Scintillating Lights
In The Arizona
Night Sky
By James Donahue
When my wife and I moved
to Arizona and had the good fortune to be invited to live
with a Navajo family in the Southwest American high desert, we arrived in time to enjoy what was to be the last of clear unpolluted
visions of the night sky.
The brown haze moved
in at about the time we left four years later.
Those were amazingly
wonderful times in that desolate part of the world. Among all of the great experiences we shared was the rediscovery of the
starry night sky and all of the other wonderful things going on up there. We learned that there was no mystery to the obsession
our ancestors had with the stars and their positions throughout the heavens. The display for us was quite spectacular.
People who live in the
high desert enjoy clear blue skies most of the time. Before there was smog, the night sky was pure black with a broad array
of twinkling stars, a brilliant moon, and some other things that didn’t quite belong up there.
We thought they were
UFOs at first and got quite excited about it. I had a good pair of binoculars that helped amplify our view of whatever it
was that we were looking at. Every night, at various points in the sky, there could be seen extra bright stars that seemed
to twinkle more than the others. When we trained the glasses on them we noticed that they changed colors.
We saw scintillating
reds, blues, yellows, oranges, whites. I remember how excited we got about our discovery and told people around us what we
were seeing. How surprised we were when they acted as if it was nothing unusual. They didn’t even bother to look up.
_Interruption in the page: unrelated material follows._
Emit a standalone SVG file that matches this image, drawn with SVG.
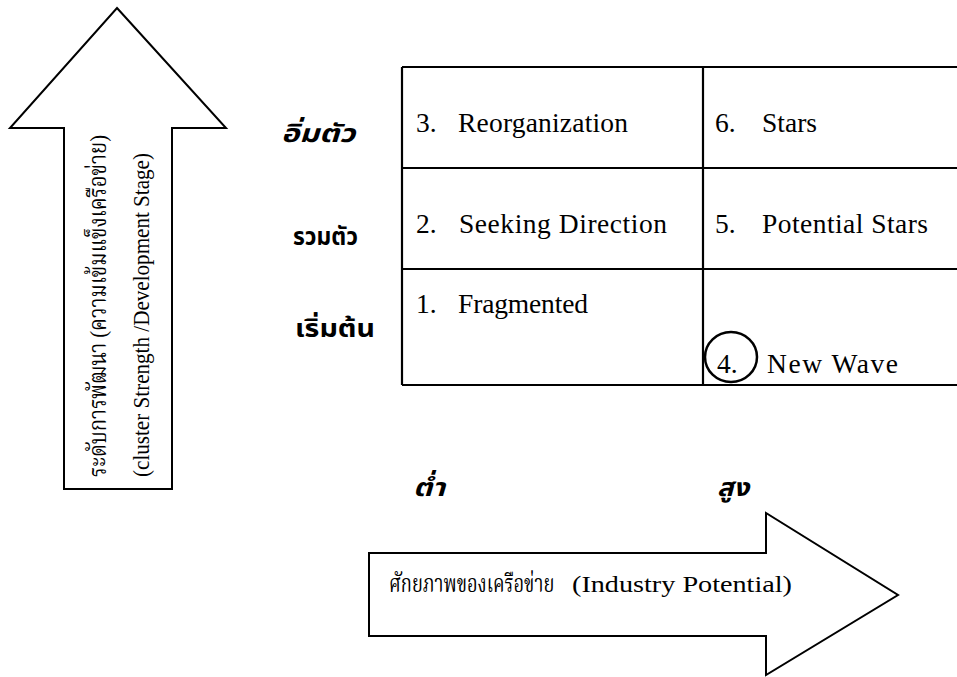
<svg xmlns="http://www.w3.org/2000/svg" width="957" height="677" viewBox="0 0 957 677">
  <style>
    .shape { fill: #ffffff; stroke: #000000; stroke-width: 2; }
    .grid { fill: none; stroke: #000000; stroke-width: 2.2; }
    .cell { font-family: "Liberation Serif", "Times New Roman", serif; font-size: 27.5px; fill: #000; }
    .thaib { font-family: "Noto Sans Thai", "Noto Sans", "Liberation Sans", sans-serif; font-size: 25px; font-weight: bold; fill: #000; }
    .thai { font-family: "Liberation Serif", "Noto Serif Thai", "Noto Sans Thai", serif; font-size: 24px; fill: #000; }
    .eng { font-family: "Liberation Serif", "Times New Roman", serif; font-size: 24px; fill: #000; }
  </style>

  <g id="arrow-up">
    <polygon class="shape" points="117,8 226,128 172,128 172,489 64,489 64,128 10,128"/>
    <text class="thai" transform="translate(106,477) rotate(-90)" textLength="342" lengthAdjust="spacingAndGlyphs">ระดับการพัฒนา (ความเข้มแข็งเครือข่าย)</text>
    <text class="eng" transform="translate(149,477) rotate(-90)" textLength="324" lengthAdjust="spacingAndGlyphs">(cluster Strength /Development Stage)</text>
  </g>

  <g id="matrix">
    <path class="grid" d="M402,67 H960 M402,168 H960 M402,269 H960 M402,385 H960 M402,67 V385 M703,67 V385"/>
  </g>

  <g id="row-labels">
    <text class="thaib" x="281" y="142" font-style="italic" textLength="74" lengthAdjust="spacingAndGlyphs">อิ่มตัว</text>
    <text class="thaib" x="293" y="245" textLength="65" lengthAdjust="spacingAndGlyphs">รวมตัว</text>
    <text class="thaib" x="295" y="337" textLength="80" lengthAdjust="spacingAndGlyphs">เริ่มต้น</text>
  </g>

  <g id="cell-3">
    <text class="cell" y="132"><tspan x="416">3.</tspan><tspan x="458" textLength="170" lengthAdjust="spacing">Reorganization</tspan></text>
  </g>
  <g id="cell-2">
    <text class="cell" y="233"><tspan x="416">2.</tspan><tspan x="459" textLength="208" lengthAdjust="spacing">Seeking  Direction</tspan></text>
  </g>
  <g id="cell-1">
    <text class="cell" y="313"><tspan x="416">1.</tspan><tspan x="458" textLength="130" lengthAdjust="spacing">Fragmented</tspan></text>
  </g>
  <g id="cell-6">
    <text class="cell" y="132"><tspan x="715">6.</tspan><tspan x="762">Stars</tspan></text>
  </g>
  <g id="cell-5">
    <text class="cell" y="233"><tspan x="715">5.</tspan><tspan x="762" textLength="166" lengthAdjust="spacing">Potential  Stars</tspan></text>
  </g>
  <g id="cell-4">
    <ellipse cx="731" cy="357" rx="26" ry="25" fill="none" stroke="#000" stroke-width="2.5"/>
    <text class="cell" y="373"><tspan x="717">4.</tspan><tspan x="767" textLength="131" lengthAdjust="spacing">New  Wave</tspan></text>
  </g>

  <g id="col-labels">
    <text class="thaib" x="413" y="496" font-style="italic" textLength="32" lengthAdjust="spacingAndGlyphs">ต่ำ</text>
    <text class="thaib" x="717" y="496" font-style="italic" textLength="32" lengthAdjust="spacingAndGlyphs">สูง</text>
  </g>

  <g id="arrow-right">
    <polygon class="shape" points="369,553 766,553 766,513 898,595 766,675 766,636 369,636"/>
    <text class="thai" transform="translate(389,592) scale(0.76,1)" font-size="22">ศักยภาพของเครือข่าย</text>
    <text class="eng" x="572" y="592" textLength="220" lengthAdjust="spacingAndGlyphs">(Industry  Potential)</text>
  </g>
</svg>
People in Arizona took that night sky for granted, much as I think I did when I was young and the stars were there
for us to examine in all their glory in the Michigan sky.
I never thought that brilliant display would ever grow dim and eventually disappear from sight. But it did.
We took advantage of
our nights in Arizona. We studied the stars. We observed
a rare alignment of the planets in a row right over our heads. We saw two comets sweep the solar system, one of them the notorious
Hale-Bopp that led to the alleged mass suicides of the Hale-Bopp Cult in Arizona
that year.
There also was a full
eclipse of the moon.
All of these things appeared
to have been gifts to us from the Universe. Yet nothing truly explained the flashing multiple lighted objects hovering overhead
among the stars.
When we were getting
our first lessons on remote viewing, we targeted one of these objects. I drew a frightening alien face, suggesting that it
was a UFO. But was I being tricked? The object appeared too stable a craft . . . always showing itself in about the same place
each night . . . making be think it was a government placed satellite rather than something from the stars.
We will never know just
what it was that captured my fantasies in those days. Now that we are moved back under the smog, I never get to see those
twinkling lights. When meteorite showers fall, they are not for us to enjoy. What we have done to our sky is a crime.